▶ **Exercise**
Begin with the first line of the material and copy each line word for word through the line that contains "2400, 3000, 4000, 5000, 6000]"; the pictures are left out.

▶ **Recorded data**
▶
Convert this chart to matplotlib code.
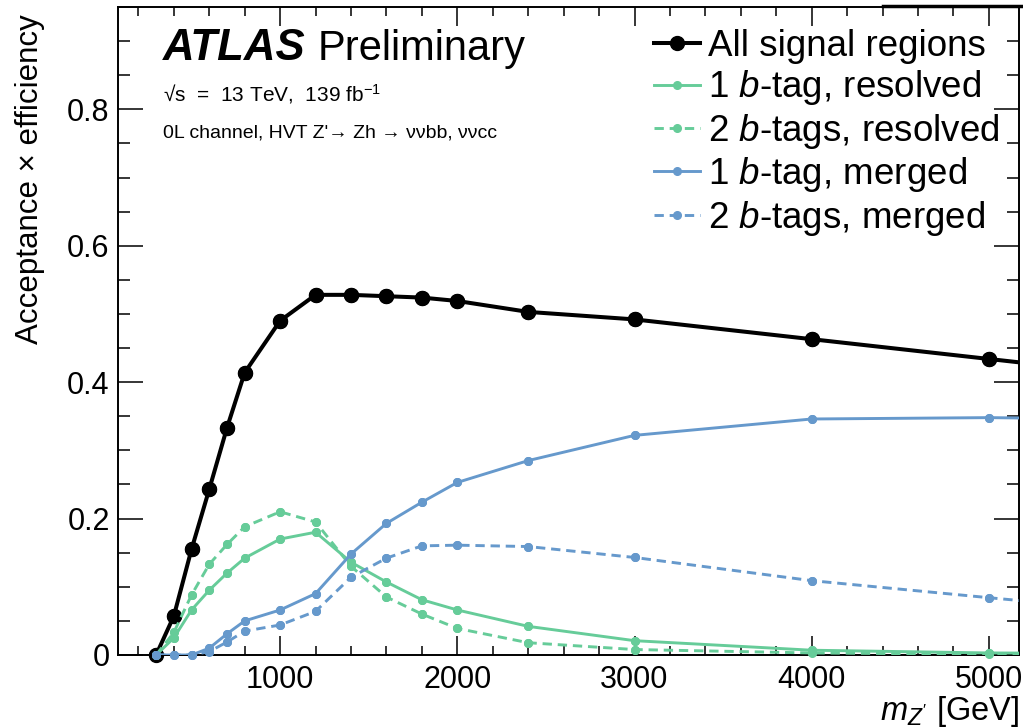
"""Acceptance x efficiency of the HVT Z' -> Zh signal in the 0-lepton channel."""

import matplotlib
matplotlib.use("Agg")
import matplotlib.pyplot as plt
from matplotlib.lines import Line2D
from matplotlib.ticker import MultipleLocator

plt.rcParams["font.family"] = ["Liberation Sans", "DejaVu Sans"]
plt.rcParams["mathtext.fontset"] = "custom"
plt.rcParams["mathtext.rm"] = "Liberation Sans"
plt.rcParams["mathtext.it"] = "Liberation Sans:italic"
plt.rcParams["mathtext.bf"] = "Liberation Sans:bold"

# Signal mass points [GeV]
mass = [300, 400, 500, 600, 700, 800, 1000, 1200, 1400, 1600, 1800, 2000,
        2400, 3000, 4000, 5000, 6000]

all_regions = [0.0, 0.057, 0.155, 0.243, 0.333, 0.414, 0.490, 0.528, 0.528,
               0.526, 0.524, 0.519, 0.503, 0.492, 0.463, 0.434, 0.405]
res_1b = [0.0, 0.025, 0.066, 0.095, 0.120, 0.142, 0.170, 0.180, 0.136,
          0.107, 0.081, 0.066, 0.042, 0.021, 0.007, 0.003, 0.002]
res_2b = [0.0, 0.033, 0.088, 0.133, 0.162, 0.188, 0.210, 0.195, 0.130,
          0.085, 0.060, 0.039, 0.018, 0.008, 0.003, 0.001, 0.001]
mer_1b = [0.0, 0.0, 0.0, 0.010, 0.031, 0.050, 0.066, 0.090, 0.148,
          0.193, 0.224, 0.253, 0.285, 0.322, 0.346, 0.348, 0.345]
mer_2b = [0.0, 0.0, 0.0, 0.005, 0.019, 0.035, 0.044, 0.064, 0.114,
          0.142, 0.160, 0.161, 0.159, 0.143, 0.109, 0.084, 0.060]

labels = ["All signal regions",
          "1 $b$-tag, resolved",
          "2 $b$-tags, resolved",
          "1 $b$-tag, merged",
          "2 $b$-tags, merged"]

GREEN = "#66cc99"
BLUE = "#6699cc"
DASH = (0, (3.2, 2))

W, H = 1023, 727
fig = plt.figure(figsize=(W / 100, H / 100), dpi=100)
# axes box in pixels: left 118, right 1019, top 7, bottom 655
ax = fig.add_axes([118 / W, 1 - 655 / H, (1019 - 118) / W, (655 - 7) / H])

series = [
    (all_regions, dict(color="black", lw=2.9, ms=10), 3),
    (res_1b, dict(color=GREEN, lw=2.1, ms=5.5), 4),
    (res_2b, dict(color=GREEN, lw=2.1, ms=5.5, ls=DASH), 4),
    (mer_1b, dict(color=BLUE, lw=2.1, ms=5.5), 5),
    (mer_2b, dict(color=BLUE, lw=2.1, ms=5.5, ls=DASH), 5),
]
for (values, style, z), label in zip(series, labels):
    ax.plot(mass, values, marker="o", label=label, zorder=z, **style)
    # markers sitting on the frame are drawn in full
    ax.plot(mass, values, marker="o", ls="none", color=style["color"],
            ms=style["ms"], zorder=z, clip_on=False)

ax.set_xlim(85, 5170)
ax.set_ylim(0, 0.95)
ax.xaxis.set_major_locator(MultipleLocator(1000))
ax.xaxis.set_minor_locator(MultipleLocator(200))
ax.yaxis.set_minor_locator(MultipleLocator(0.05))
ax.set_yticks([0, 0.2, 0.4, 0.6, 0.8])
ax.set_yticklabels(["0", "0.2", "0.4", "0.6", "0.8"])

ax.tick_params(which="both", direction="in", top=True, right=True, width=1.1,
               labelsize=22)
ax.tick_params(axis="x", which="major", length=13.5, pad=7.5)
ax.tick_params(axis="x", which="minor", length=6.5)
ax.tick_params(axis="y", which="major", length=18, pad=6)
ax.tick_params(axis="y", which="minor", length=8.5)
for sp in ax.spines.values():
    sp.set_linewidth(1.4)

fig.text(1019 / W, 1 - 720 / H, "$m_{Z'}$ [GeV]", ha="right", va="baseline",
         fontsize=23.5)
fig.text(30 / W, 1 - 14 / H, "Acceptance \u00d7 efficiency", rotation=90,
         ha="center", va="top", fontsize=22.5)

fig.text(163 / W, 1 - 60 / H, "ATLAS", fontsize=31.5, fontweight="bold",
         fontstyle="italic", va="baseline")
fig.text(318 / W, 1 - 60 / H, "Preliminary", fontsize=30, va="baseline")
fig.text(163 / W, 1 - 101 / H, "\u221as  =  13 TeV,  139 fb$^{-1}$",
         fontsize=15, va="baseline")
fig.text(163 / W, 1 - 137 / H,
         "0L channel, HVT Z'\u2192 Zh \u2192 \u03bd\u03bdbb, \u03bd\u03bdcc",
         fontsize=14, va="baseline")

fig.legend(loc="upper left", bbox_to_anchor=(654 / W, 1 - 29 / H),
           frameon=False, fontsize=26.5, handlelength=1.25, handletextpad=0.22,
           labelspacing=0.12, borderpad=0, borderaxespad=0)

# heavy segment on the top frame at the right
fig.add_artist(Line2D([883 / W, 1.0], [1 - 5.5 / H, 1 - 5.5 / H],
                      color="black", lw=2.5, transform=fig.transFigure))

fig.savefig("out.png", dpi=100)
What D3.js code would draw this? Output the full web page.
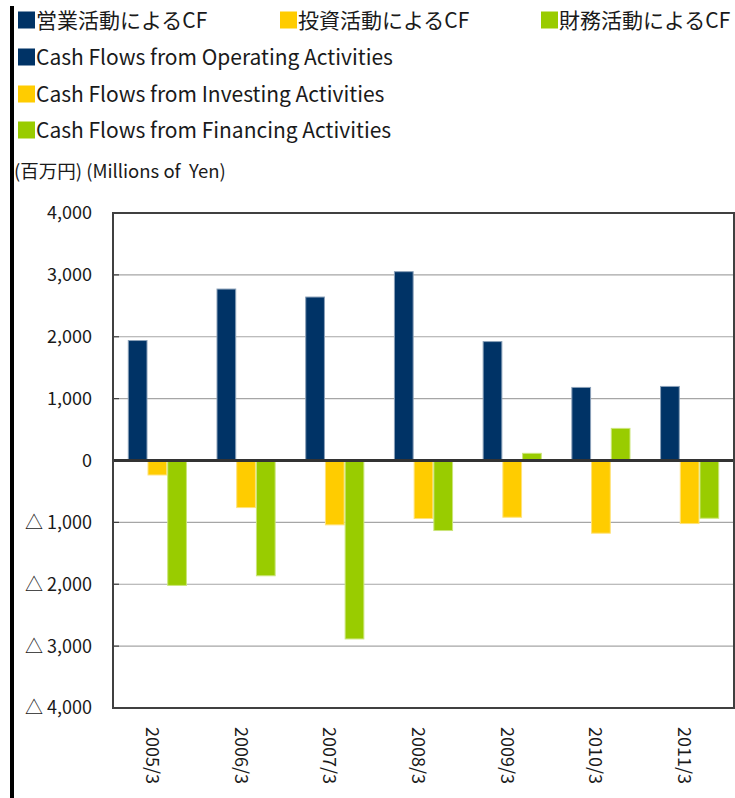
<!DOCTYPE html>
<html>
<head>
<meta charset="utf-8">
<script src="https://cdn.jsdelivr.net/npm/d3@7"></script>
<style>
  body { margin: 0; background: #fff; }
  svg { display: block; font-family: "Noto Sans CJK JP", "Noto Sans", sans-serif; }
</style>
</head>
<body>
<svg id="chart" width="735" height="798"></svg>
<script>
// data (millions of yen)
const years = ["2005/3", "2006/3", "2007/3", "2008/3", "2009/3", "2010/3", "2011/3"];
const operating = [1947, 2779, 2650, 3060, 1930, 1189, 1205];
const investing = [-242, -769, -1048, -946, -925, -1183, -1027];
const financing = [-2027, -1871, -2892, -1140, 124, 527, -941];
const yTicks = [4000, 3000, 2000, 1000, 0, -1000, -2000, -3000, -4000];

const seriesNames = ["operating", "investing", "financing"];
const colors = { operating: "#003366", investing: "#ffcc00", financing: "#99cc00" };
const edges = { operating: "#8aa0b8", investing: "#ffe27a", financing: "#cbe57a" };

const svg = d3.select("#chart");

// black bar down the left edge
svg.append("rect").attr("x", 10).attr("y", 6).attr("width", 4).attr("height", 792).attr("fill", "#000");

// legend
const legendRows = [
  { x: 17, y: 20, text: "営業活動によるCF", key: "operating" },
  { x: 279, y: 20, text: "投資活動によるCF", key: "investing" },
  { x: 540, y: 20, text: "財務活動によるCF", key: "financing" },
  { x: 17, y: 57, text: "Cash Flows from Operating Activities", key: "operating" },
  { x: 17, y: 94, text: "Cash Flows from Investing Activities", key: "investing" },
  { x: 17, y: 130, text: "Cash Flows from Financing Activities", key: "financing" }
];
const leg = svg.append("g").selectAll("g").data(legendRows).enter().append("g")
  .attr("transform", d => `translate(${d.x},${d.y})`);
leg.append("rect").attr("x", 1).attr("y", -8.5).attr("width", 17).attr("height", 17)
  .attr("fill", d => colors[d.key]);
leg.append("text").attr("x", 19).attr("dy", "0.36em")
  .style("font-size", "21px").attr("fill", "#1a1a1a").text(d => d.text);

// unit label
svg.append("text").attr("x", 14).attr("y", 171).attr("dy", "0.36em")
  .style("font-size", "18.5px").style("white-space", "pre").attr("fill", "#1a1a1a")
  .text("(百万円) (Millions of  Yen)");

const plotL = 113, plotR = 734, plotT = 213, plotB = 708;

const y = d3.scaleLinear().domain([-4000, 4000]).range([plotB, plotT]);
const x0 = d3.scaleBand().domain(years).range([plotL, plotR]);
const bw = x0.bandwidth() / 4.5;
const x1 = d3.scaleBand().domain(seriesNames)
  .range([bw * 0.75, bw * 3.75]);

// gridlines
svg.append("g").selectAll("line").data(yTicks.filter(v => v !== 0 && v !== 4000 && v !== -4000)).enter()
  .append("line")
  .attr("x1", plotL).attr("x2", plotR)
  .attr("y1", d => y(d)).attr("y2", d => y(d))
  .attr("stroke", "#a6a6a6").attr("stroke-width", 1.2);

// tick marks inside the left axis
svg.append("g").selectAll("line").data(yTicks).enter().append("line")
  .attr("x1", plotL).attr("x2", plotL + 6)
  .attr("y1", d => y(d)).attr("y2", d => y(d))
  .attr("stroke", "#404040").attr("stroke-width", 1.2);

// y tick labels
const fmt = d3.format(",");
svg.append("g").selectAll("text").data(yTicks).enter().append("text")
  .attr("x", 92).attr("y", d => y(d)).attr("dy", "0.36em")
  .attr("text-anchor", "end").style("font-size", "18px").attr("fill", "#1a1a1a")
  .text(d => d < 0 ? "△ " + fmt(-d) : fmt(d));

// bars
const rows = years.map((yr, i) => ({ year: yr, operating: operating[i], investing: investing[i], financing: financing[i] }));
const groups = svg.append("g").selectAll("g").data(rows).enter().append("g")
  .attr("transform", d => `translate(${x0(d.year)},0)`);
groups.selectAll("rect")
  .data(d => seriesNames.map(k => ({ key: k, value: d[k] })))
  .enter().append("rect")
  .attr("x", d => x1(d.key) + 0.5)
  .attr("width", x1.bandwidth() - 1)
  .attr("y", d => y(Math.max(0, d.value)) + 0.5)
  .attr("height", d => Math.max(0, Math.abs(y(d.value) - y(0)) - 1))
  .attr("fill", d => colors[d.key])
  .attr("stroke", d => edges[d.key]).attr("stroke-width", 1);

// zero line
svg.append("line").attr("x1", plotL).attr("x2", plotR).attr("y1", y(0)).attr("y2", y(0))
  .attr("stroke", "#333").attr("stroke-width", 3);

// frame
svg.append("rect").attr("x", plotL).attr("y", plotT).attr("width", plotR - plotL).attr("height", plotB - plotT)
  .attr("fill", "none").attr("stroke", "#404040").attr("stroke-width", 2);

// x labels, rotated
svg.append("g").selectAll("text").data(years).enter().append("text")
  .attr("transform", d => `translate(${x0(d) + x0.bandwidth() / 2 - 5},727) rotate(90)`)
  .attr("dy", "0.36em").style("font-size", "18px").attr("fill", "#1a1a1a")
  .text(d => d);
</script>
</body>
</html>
◀
▶ **Completed exercise**
Convert this chart to matplotlib code.
"""Acceptance x efficiency of the HVT Z' -> Zh signal in the 0-lepton channel."""

import matplotlib
matplotlib.use("Agg")
import matplotlib.pyplot as plt
from matplotlib.lines import Line2D
from matplotlib.ticker import MultipleLocator

plt.rcParams["font.family"] = ["Liberation Sans", "DejaVu Sans"]
plt.rcParams["mathtext.fontset"] = "custom"
plt.rcParams["mathtext.rm"] = "Liberation Sans"
plt.rcParams["mathtext.it"] = "Liberation Sans:italic"
plt.rcParams["mathtext.bf"] = "Liberation Sans:bold"

# Signal mass points [GeV]
mass = [300, 400, 500, 600, 700, 800, 1000, 1200, 1400, 1600, 1800, 2000,
        2400, 3000, 4000, 5000, 6000]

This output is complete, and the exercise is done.